Since the 1980s, passive solar building design and passive house have demonstrated heating energy consumption reductions of 70-90 per cent in many locations. Where does India stand in designing passive solar buildings?
India is so large that multiple climatic zones coexist, each complete with its own vernacular principles of architecture. Passive solar design is majorly used in India to reduce cooling demands in contrast to reducing energy consumption for heating in the west.
Certain cities like Bengaluru and Ahmadabad have taken long strides in passive building design. But most cities are far behind in the use of techniques that reflect their local building typology. For example, the increased need for speedier construction in major cities of India has increased MIVAN construction which is whole structures made of poured concrete. It is a known fact that concrete does not suit our climate conditions and has indeed been the cause for increased “urban heat island effect”.
It is of utmost importance that vernacular techniques of construction, which align with passive design principles, are adopted in more dense urban areas.
Tell us about the landmark green projects you have been associated with. What makes them landmark projects?
We, at EdEn, believe “less is more”. For us, a landmark project is the one where we are able to add maximum value. This may be arrived at through large impact interventions like a louvered façade system that reduces energy consumption by more than 30 per cent or small-scale strategies such as reducing virgin paving material consumption by using waste granite sink cutouts from apartments.

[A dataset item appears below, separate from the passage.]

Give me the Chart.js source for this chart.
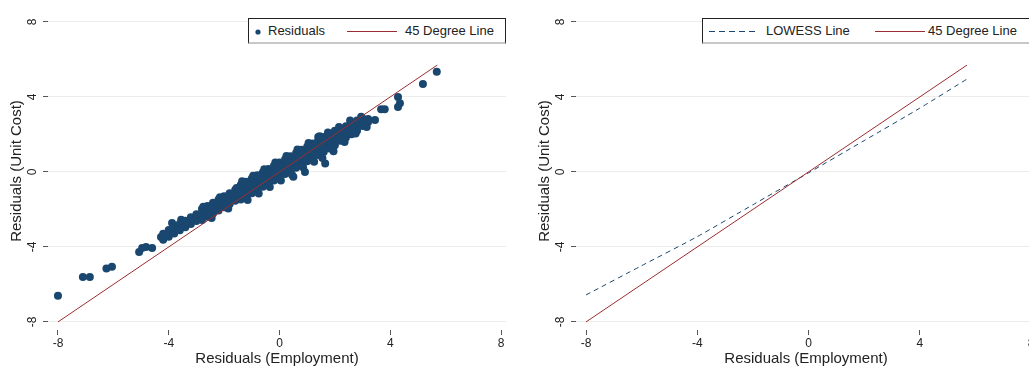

Recently, we have identified a gap in the way green buildings or townships communicate with their occupants. We are often unaware of what goes into the design and working of the spaces we use, and therefore are uninvolved in their proper functioning. Community involvement provides a great opportunity for our design intent to materialize into a successful initiative. We believe small sustainable urban interventions help build responsible communities. Our latest experiment on that front is the urban farming initiative at Rustomjee Urbania, which is designed to involve the residents of the township as well as students as volunteers for the operation of the space.
How is Educated Environments helping optimize energy efficiency and climate-responsive building design from design development stage itself?

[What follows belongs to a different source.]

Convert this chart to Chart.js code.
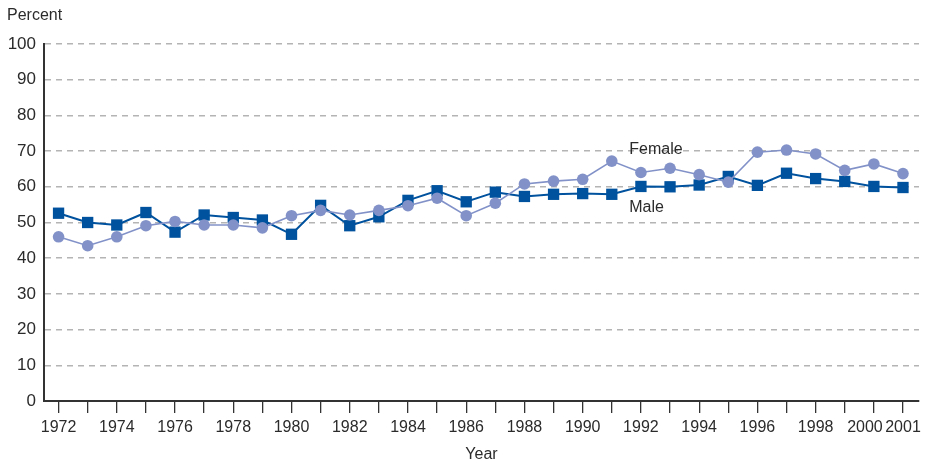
<!DOCTYPE html>
<html lang="en">
<head>
    <meta charset="UTF-8">
    <title>Percent by year, male and female</title>
    <script src="https://cdn.jsdelivr.net/npm/chart.js"></script>
    <style>
        html, body {
            margin: 0;
            padding: 0;
            background: #ffffff;
        }
        #wrap {
            width: 927px;
            height: 464px;
            position: relative;
        }
    </style>
</head>
<body>
    <div id="wrap"><canvas id="chart"></canvas></div>

    <script>
        // data
        const years = [1972, 1973, 1974, 1975, 1976, 1977, 1978, 1979, 1980, 1981,
                       1982, 1983, 1984, 1985, 1986, 1987, 1988, 1989, 1990, 1991,
                       1992, 1993, 1994, 1995, 1996, 1997, 1998, 1999, 2000, 2001];
        const male = [52.6, 50.0, 49.3, 52.8, 47.3, 52.1, 51.4, 50.7, 46.7, 54.8,
                      49.1, 51.6, 56.2, 58.9, 55.8, 58.5, 57.3, 57.9, 58.1, 57.9,
                      60.1, 60.0, 60.5, 62.9, 60.4, 63.8, 62.3, 61.5, 60.1, 59.8];
        const female = [46.0, 43.5, 46.0, 49.1, 50.3, 49.3, 49.3, 48.5, 51.9, 53.4,
                        52.1, 53.4, 54.7, 56.8, 51.9, 55.4, 60.8, 61.6, 62.1, 67.2,
                        64.0, 65.2, 63.4, 61.3, 69.7, 70.3, 69.2, 64.6, 66.4, 63.7];
        const yTicks = [0, 10, 20, 30, 40, 50, 60, 70, 80, 90, 100];
        // labelled years on the x axis
        const xLabelYears = [1972, 1974, 1976, 1978, 1980, 1982, 1984, 1986, 1988,
                             1990, 1992, 1994, 1996, 1998, 2000, 2001];

        const FONT = '"Liberation Sans", Arial, sans-serif';
        const TEXT = '#2b2b2b';

        // series labels drawn next to the lines
        const seriesLabels = [
            { text: 'Female', year: 1991.6, value: 70.4 },
            { text: 'Male', year: 1991.6, value: 54.3 }
        ];

        const toPoints = (vals) => years.map((yr, i) => ({ x: yr, y: vals[i] }));

        const textPlugin = {
            id: 'texts',
            afterDraw(chart) {
                const ctx = chart.ctx;
                const xs = chart.scales.x;
                const ys = chart.scales.y;
                ctx.save();
                ctx.fillStyle = TEXT;
                ctx.textBaseline = 'middle';
                ctx.textAlign = 'left';
                ctx.font = '16px ' + FONT;
                ctx.fillText('Percent', 7, 16);
                seriesLabels.forEach(l => {
                    ctx.fillText(l.text, xs.getPixelForValue(l.year), ys.getPixelForValue(l.value));
                });
                ctx.restore();
            }
        };

        new Chart(document.getElementById('chart'), {
            type: 'line',
            data: {
                datasets: [
                    {
                        label: 'Female',
                        data: toPoints(female),
                        borderColor: '#8292c8',
                        backgroundColor: '#8292c8',
                        borderWidth: 1.6,
                        pointStyle: 'circle',
                        pointRadius: 5.8,
                        pointBorderWidth: 0,
                        tension: 0
                    },
                    {
                        label: 'Male',
                        data: toPoints(male),
                        borderColor: '#00529e',
                        backgroundColor: '#00529e',
                        borderWidth: 2,
                        pointStyle: 'rect',
                        pointRadius: 8,
                        pointBorderWidth: 0,
                        tension: 0
                    }
                ]
            },
            options: {
                responsive: true,
                maintainAspectRatio: false,
                animation: false,
                layout: { padding: { top: 44, right: 7, left: 0, bottom: 0 } },
                plugins: {
                    legend: { display: false },
                    tooltip: { enabled: false }
                },
                scales: {
                    x: {
                        type: 'linear',
                        min: 1971.5,
                        max: 2001.55,
                        afterBuildTicks: (scale) => {
                            scale.ticks = years.map(v => ({ value: v }));
                        },
                        afterFit: (scale) => { scale.height = 63; },
                        ticks: {
                            autoSkip: false,
                            maxRotation: 0,
                            padding: 5,
                            color: TEXT,
                            font: { family: FONT, size: 16 },
                            callback: (v) => {
                                if (!xLabelYears.includes(v)) return '';
                                // nudge 2000 left so it clears 2001
                                return v === 2000 ? '2000    ' : String(v);
                            }
                        },
                        grid: {
                            drawOnChartArea: false,
                            drawTicks: true,
                            tickLength: 12,
                            color: '#333333',
                            lineWidth: 1.3
                        },
                        border: { display: true, color: '#333333', width: 2 },
                        title: {
                            display: true,
                            text: 'Year',
                            color: TEXT,
                            font: { family: FONT, size: 16, lineHeight: 1 },
                            padding: { top: 0, bottom: 1 }
                        }
                    },
                    y: {
                        min: 0,
                        max: 100,
                        afterBuildTicks: (scale) => {
                            scale.ticks = yTicks.map(v => ({ value: v }));
                        },
                        afterFit: (scale) => { scale.width = 44; },
                        ticks: {
                            padding: 8,
                            color: TEXT,
                            font: { family: FONT, size: 17 }
                        },
                        grid: {
                            drawTicks: false,
                            color: '#b4b4b4',
                            lineWidth: 1.6
                        },
                        border: { display: true, color: '#333333', width: 2, dash: [6, 5] }
                    }
                }
            },
            plugins: [textPlugin]
        });
    </script>
</body>
</html>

Climate-responsive design requires a very strong understanding of the contextual microclimate. Various tools and simulation techniques are used in order to assess the annual patterns of the local climate, only subsequent to which a methodology to address passive design is outlined. We have learnt the importance of a strong methodology from our experience. On various projects, we have worked backwards from a set goal. For example, on a façade optimization project for Infosys, the benchmark was set to 1W/sq.ft. of solar load and every intervention was carried out to meet this goal on the project. This ensures that an appropriate solution is arrived at without redundant or overdesigned solutions.

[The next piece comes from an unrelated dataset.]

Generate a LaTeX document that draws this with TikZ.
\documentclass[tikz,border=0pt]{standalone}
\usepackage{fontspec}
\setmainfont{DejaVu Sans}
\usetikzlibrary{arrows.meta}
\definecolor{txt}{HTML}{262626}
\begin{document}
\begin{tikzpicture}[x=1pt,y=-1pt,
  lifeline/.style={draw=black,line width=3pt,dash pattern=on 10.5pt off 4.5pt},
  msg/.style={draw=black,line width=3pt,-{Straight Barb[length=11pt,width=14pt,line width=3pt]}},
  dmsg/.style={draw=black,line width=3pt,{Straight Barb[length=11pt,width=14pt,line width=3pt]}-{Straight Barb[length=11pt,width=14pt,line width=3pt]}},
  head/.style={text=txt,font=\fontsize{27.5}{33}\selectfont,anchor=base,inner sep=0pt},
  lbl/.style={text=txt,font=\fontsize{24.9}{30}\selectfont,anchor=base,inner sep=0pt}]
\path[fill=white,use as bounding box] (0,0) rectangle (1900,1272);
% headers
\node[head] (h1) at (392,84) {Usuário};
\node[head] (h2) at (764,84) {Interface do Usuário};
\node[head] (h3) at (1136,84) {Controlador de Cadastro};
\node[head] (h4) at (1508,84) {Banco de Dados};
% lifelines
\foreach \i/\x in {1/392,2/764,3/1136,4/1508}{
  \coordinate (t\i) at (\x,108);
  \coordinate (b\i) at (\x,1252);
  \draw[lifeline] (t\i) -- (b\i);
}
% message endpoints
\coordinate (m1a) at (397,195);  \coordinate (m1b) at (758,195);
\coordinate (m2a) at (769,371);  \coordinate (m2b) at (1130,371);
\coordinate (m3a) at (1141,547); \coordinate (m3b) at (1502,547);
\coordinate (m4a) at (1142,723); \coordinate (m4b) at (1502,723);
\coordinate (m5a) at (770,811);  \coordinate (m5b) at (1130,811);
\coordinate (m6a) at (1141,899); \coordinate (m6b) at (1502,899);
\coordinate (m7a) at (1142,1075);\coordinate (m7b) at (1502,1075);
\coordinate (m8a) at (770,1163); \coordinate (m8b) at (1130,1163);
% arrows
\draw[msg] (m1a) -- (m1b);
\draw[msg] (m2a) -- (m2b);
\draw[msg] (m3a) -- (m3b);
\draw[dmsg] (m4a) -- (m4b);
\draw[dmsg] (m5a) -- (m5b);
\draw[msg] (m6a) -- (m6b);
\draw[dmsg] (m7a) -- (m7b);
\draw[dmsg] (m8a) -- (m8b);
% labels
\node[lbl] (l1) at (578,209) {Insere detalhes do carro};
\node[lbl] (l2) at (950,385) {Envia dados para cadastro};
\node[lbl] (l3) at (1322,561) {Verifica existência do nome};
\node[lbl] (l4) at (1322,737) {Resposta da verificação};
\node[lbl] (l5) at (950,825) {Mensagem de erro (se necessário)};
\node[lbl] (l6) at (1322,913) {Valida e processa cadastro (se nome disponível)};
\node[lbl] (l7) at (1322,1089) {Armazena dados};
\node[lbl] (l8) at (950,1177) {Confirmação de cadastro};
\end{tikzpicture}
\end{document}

How does Educated Environments get developers to take a long-term approach to the way they look at sustainability?
We often draw references to the customer engagement pyramid to convey to our developer clients, the different levels at which product value appeals to a customer. Most projects are able to connect with potential buyers on aspects of rational satisfaction, confidence, integrity and pride, mainly achieved through selling points like connectivity, amenities, luxury, specifications, proximal location and so on.
There is still a core “belief” value that needs to strike a chord with a potential buyer. There has to be something that appeals to your faith in a project. At EdEn, we believe sustainability can be this core belief or the USP of a project. When sustainability is imbibed in the “why” component of the project, it automatically rolls into the “what” and “how”. Sustainable thinking must precede sustainable building.